-- AVAILABLE DATA start --

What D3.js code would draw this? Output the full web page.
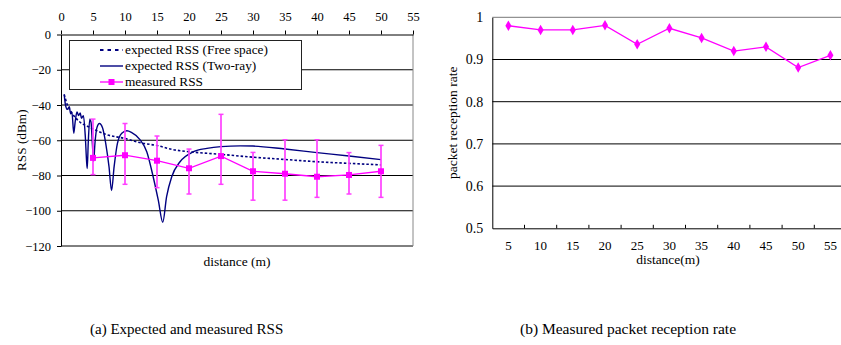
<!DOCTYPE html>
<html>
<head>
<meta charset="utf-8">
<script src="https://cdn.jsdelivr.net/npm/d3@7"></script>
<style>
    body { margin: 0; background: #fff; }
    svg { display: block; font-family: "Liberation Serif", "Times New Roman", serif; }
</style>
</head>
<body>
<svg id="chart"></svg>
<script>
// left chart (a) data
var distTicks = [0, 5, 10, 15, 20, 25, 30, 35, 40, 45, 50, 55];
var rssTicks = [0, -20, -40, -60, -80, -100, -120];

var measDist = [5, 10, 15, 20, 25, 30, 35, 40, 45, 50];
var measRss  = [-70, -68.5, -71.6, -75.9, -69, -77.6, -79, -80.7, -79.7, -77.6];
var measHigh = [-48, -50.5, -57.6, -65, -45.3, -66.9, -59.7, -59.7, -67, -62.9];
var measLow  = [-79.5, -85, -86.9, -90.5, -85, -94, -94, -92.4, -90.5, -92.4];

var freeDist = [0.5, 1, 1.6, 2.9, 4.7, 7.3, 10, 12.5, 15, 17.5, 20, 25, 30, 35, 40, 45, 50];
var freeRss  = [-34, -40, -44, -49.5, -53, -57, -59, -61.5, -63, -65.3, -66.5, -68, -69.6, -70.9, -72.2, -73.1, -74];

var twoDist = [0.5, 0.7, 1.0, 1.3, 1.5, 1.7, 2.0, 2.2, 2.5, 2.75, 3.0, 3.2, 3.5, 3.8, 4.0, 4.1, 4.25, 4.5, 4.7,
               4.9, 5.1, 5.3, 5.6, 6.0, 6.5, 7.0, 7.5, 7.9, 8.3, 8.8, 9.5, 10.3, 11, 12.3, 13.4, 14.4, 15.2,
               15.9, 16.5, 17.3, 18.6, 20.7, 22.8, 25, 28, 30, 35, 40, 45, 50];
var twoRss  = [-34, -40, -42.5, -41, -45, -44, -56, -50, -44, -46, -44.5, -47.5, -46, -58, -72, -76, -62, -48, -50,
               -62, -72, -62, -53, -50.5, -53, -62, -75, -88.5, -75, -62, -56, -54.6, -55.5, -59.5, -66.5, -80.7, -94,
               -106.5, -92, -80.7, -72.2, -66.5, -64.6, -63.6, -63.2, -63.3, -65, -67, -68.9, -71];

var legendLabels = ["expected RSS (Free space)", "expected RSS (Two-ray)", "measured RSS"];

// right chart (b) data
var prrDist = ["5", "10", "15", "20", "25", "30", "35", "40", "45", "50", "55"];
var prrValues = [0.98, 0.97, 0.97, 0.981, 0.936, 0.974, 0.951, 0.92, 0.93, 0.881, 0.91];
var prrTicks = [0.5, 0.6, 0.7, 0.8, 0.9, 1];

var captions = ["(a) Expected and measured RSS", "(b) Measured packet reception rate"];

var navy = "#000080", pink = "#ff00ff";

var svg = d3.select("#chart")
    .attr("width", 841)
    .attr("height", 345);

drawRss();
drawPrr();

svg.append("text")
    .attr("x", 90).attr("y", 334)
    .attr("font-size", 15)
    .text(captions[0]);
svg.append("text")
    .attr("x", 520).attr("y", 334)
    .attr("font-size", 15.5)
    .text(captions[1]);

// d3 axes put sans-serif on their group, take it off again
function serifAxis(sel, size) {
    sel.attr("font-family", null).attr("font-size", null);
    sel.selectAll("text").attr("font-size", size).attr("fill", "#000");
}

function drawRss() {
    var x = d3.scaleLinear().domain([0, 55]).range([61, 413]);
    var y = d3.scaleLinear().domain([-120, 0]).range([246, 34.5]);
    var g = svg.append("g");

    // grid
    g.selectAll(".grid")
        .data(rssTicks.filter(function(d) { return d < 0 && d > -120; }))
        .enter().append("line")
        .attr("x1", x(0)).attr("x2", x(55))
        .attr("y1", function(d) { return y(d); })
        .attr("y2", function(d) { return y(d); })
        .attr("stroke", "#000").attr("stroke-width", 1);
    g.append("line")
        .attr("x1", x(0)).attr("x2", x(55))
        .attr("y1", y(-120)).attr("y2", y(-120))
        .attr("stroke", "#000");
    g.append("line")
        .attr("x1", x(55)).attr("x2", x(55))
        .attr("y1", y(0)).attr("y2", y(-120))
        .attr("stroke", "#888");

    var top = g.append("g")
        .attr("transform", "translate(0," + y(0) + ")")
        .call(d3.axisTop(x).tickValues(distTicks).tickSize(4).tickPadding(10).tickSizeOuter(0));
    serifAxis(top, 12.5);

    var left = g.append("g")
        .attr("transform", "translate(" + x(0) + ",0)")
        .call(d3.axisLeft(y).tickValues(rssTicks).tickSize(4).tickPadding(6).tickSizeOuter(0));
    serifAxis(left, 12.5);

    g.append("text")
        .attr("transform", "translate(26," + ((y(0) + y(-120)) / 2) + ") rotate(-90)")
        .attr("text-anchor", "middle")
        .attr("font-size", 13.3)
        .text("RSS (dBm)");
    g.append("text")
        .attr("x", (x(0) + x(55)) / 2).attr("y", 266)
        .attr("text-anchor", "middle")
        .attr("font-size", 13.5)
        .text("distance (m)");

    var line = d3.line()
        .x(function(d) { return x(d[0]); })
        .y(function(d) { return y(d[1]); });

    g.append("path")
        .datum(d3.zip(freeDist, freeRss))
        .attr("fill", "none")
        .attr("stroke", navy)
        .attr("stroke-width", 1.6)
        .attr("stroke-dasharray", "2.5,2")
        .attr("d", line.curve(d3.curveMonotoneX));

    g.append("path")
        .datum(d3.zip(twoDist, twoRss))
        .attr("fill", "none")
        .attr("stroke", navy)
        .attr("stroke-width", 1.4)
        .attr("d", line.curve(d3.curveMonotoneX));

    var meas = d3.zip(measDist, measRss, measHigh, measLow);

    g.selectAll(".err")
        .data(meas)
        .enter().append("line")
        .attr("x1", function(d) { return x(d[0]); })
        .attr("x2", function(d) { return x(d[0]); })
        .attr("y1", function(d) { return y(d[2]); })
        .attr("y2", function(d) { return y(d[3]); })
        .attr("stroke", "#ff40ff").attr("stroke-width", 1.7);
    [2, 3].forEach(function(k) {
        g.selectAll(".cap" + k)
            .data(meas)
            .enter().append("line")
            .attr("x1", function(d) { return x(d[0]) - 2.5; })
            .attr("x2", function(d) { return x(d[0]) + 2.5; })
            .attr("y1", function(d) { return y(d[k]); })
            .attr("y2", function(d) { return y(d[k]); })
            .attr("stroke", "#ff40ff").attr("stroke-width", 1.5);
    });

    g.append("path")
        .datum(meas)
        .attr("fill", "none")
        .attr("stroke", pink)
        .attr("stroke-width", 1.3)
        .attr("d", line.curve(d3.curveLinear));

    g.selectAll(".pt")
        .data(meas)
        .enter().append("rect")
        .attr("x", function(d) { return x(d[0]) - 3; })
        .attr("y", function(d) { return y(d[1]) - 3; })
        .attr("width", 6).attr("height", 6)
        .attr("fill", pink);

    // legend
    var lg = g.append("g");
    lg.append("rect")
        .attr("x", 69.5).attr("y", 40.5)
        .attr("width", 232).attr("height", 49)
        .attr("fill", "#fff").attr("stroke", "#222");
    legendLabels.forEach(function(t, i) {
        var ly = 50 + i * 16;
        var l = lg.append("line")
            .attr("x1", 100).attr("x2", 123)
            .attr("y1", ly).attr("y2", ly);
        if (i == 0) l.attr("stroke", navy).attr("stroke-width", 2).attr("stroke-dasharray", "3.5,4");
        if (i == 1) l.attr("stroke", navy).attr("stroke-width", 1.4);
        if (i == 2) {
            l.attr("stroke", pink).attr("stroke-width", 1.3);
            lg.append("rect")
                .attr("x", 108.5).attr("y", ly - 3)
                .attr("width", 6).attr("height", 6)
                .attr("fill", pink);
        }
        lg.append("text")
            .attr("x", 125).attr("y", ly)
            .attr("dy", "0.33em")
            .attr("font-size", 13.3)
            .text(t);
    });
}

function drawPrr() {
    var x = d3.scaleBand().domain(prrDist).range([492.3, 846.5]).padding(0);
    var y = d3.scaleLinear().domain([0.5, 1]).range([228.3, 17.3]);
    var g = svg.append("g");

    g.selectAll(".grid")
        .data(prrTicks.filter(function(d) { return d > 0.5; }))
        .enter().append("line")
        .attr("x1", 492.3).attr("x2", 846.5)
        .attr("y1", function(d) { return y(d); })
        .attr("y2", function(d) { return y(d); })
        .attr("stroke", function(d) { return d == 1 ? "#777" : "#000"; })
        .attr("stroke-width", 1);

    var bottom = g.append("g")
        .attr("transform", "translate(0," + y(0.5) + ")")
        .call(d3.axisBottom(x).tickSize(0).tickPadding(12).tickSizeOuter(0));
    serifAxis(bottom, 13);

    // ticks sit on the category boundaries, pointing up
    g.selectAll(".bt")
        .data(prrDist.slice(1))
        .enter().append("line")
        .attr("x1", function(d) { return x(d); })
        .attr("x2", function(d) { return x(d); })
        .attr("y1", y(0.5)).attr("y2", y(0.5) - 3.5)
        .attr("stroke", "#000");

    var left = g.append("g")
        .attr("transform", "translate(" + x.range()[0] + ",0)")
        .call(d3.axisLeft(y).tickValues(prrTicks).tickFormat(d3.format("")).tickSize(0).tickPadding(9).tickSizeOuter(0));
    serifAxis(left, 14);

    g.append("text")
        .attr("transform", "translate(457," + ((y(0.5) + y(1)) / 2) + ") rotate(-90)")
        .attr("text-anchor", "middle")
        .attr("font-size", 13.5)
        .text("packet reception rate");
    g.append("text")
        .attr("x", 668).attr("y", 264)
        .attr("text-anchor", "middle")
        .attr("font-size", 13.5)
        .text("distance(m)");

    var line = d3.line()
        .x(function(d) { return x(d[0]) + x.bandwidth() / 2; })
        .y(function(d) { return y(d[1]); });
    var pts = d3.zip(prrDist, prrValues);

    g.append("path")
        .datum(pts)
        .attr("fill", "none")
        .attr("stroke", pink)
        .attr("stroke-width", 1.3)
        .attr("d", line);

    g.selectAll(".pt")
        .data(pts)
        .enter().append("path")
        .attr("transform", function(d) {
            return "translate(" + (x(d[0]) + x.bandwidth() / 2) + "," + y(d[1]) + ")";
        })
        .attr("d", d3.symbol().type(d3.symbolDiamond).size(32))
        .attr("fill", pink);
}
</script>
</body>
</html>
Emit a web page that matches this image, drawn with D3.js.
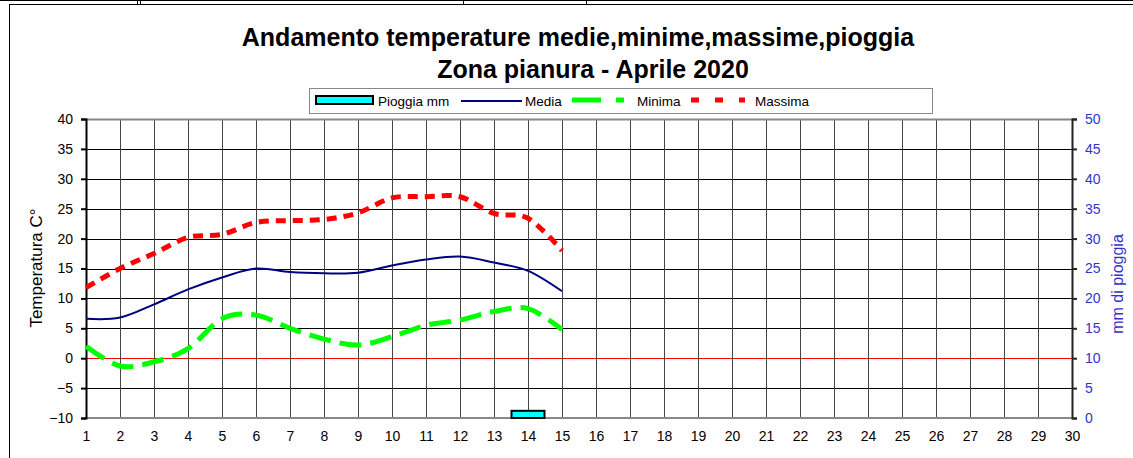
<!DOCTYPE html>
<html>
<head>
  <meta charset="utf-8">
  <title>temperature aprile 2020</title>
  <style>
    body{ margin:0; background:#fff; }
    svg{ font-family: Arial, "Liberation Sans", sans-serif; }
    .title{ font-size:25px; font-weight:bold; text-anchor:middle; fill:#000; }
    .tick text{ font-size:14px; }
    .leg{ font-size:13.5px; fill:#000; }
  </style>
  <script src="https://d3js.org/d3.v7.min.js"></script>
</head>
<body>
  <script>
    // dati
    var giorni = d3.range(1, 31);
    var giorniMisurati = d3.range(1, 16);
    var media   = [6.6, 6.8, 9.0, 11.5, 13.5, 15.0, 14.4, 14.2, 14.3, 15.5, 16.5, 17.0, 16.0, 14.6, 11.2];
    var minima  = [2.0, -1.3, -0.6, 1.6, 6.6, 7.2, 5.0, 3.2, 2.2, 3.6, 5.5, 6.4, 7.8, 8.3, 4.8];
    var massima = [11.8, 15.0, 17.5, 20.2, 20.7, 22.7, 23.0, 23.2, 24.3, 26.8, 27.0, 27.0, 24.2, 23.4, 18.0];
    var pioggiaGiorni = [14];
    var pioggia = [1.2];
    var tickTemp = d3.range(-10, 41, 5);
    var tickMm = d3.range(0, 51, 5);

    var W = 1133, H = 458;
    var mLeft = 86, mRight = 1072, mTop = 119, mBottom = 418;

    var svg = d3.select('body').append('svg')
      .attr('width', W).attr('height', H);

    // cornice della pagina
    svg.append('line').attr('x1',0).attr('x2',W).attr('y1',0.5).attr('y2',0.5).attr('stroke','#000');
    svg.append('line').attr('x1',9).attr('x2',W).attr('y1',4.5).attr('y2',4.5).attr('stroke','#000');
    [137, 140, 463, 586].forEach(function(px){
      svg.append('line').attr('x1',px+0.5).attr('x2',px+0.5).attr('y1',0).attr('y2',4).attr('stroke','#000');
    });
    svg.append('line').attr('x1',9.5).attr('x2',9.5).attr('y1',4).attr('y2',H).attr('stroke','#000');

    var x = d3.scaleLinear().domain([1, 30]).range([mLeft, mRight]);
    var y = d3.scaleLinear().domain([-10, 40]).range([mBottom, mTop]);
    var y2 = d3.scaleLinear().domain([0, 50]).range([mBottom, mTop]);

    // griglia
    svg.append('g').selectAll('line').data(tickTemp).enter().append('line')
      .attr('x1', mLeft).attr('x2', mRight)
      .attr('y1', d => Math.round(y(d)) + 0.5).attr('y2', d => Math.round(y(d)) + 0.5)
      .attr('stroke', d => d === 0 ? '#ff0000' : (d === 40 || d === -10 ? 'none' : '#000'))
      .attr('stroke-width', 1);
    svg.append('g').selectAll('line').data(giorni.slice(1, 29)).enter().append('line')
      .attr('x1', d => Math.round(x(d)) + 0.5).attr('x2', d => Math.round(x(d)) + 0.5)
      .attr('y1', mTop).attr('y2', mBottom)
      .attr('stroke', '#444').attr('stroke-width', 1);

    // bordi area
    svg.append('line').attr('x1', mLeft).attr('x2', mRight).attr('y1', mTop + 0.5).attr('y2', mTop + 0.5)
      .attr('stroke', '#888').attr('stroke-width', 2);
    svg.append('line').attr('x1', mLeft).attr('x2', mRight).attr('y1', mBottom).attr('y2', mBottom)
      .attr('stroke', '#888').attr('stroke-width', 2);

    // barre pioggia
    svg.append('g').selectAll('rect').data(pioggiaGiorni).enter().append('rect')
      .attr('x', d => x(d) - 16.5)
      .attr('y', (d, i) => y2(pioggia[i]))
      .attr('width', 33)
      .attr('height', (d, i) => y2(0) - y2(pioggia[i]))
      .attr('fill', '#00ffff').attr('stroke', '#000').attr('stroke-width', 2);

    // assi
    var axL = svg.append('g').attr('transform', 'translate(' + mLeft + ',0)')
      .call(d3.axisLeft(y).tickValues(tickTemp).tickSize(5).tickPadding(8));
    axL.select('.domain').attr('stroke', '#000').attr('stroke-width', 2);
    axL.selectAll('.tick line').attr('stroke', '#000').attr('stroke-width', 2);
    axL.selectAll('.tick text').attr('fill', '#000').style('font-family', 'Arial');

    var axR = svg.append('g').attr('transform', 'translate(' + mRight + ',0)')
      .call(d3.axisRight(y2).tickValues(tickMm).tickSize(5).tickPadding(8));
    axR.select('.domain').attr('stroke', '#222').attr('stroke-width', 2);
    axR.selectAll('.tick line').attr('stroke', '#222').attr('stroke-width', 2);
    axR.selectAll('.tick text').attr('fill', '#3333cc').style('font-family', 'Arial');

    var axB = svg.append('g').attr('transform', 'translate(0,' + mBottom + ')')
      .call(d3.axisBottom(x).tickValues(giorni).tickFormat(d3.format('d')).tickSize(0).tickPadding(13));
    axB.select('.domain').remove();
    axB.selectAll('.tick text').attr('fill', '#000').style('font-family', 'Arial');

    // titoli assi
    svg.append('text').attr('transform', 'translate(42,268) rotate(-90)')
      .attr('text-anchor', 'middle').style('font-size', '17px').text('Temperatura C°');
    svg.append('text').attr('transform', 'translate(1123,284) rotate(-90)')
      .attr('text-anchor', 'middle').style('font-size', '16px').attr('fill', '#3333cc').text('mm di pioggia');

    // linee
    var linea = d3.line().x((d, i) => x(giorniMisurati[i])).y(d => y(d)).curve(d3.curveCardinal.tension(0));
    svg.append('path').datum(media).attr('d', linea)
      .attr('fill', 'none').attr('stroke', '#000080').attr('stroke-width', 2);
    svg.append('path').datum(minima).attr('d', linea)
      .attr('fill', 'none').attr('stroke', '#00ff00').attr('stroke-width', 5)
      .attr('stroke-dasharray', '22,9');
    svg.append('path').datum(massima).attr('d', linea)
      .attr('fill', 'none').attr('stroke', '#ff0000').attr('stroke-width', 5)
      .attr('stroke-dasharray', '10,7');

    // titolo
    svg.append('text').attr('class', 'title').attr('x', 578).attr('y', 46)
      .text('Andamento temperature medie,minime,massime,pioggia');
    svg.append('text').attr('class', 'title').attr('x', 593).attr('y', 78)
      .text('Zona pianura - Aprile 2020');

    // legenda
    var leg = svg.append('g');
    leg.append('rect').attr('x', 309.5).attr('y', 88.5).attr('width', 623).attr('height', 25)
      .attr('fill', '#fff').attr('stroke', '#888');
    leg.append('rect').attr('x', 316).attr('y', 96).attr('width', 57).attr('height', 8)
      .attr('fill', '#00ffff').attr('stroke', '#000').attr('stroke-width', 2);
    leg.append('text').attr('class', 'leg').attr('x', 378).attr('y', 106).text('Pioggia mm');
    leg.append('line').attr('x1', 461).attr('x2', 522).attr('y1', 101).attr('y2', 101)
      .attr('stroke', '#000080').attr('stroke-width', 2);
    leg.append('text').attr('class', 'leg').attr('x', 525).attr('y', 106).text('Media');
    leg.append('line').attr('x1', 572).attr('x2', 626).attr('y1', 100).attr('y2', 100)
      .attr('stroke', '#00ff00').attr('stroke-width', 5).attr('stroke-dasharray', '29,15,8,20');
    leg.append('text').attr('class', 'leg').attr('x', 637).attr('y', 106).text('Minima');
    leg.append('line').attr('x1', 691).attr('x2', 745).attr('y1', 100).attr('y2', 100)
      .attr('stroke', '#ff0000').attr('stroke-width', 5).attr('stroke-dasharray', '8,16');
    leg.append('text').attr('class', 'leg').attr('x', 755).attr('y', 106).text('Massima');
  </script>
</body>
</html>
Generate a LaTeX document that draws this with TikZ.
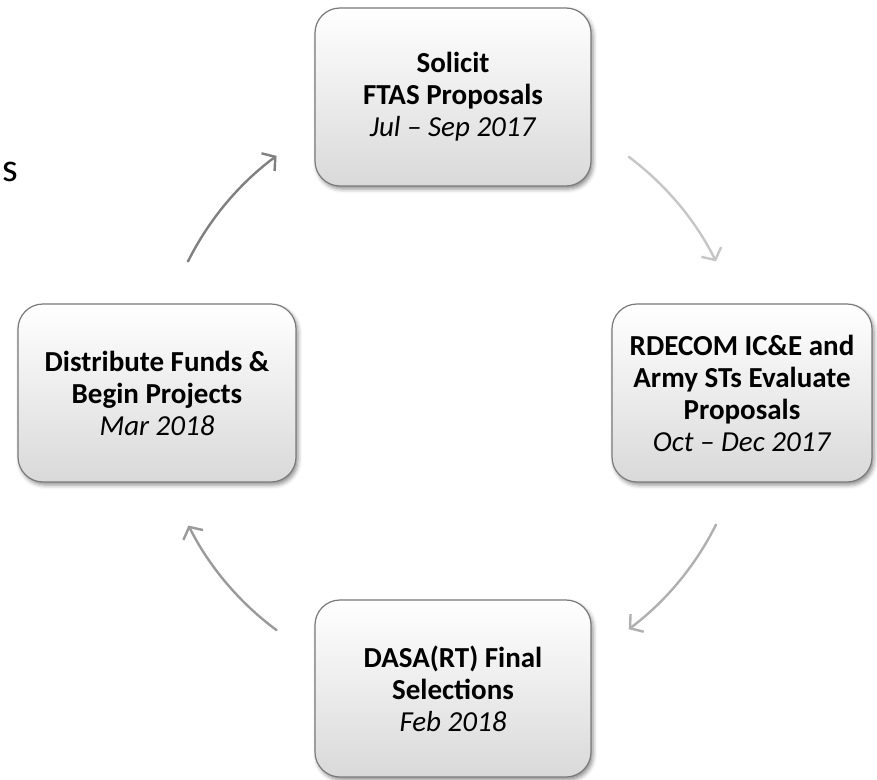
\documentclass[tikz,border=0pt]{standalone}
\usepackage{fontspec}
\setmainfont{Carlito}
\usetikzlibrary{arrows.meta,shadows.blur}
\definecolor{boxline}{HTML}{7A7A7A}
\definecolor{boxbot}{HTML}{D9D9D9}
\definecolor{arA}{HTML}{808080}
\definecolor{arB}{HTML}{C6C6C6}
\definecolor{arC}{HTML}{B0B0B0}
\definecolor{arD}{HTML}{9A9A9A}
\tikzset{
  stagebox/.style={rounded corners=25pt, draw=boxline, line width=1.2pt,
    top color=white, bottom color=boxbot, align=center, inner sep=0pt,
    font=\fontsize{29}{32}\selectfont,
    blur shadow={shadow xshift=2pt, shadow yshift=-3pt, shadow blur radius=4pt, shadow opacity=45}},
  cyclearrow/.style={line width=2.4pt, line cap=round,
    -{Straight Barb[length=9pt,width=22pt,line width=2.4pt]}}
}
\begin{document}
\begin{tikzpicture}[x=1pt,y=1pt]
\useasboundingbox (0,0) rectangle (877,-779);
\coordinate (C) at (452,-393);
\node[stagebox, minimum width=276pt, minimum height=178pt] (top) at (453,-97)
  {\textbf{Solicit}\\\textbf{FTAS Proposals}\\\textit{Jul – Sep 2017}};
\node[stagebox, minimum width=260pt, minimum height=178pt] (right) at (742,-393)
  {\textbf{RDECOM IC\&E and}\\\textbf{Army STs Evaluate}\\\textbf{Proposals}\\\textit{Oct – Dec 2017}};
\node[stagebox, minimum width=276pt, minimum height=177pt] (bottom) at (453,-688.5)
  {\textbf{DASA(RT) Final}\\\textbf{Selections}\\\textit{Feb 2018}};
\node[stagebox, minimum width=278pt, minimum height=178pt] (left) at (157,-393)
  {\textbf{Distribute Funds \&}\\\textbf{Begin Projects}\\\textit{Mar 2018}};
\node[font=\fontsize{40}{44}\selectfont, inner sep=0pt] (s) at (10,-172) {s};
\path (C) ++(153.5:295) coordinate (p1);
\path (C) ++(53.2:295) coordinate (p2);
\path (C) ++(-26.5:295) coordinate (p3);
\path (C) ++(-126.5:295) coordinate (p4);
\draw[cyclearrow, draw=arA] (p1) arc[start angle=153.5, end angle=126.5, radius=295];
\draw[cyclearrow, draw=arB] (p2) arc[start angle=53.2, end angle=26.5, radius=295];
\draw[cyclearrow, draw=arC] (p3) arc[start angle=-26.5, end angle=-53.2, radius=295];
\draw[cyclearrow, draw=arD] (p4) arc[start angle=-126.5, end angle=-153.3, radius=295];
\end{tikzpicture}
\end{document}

-- AVAILABLE DATA end --

▶ WHAT IS REQUIRED
The lines to print start at the line containing "Emit a web page" and end at the line containing "d3.scaleLinear().domain([0, 50]).range([mBottom, mTop]);"; print them exactly, both ends included, and leave out every picture.

▶ EXERCISE OUTPUT
Emit a web page that matches this image, drawn with D3.js.
<!DOCTYPE html>
<html>
<head>
  <meta charset="utf-8">
  <title>temperature aprile 2020</title>
  <style>
    body{ margin:0; background:#fff; }
    svg{ font-family: Arial, "Liberation Sans", sans-serif; }
    .title{ font-size:25px; font-weight:bold; text-anchor:middle; fill:#000; }
    .tick text{ font-size:14px; }
    .leg{ font-size:13.5px; fill:#000; }
  </style>
  <script src="https://d3js.org/d3.v7.min.js"></script>
</head>
<body>
  <script>
    // dati
    var giorni = d3.range(1, 31);
    var giorniMisurati = d3.range(1, 16);
    var media   = [6.6, 6.8, 9.0, 11.5, 13.5, 15.0, 14.4, 14.2, 14.3, 15.5, 16.5, 17.0, 16.0, 14.6, 11.2];
    var minima  = [2.0, -1.3, -0.6, 1.6, 6.6, 7.2, 5.0, 3.2, 2.2, 3.6, 5.5, 6.4, 7.8, 8.3, 4.8];
    var massima = [11.8, 15.0, 17.5, 20.2, 20.7, 22.7, 23.0, 23.2, 24.3, 26.8, 27.0, 27.0, 24.2, 23.4, 18.0];
    var pioggiaGiorni = [14];
    var pioggia = [1.2];
    var tickTemp = d3.range(-10, 41, 5);
    var tickMm = d3.range(0, 51, 5);

    var W = 1133, H = 458;
    var mLeft = 86, mRight = 1072, mTop = 119, mBottom = 418;

    var svg = d3.select('body').append('svg')
      .attr('width', W).attr('height', H);

    // cornice della pagina
    svg.append('line').attr('x1',0).attr('x2',W).attr('y1',0.5).attr('y2',0.5).attr('stroke','#000');
    svg.append('line').attr('x1',9).attr('x2',W).attr('y1',4.5).attr('y2',4.5).attr('stroke','#000');
    [137, 140, 463, 586].forEach(function(px){
      svg.append('line').attr('x1',px+0.5).attr('x2',px+0.5).attr('y1',0).attr('y2',4).attr('stroke','#000');
    });
    svg.append('line').attr('x1',9.5).attr('x2',9.5).attr('y1',4).attr('y2',H).attr('stroke','#000');

    var x = d3.scaleLinear().domain([1, 30]).range([mLeft, mRight]);
    var y = d3.scaleLinear().domain([-10, 40]).range([mBottom, mTop]);
    var y2 = d3.scaleLinear().domain([0, 50]).range([mBottom, mTop]);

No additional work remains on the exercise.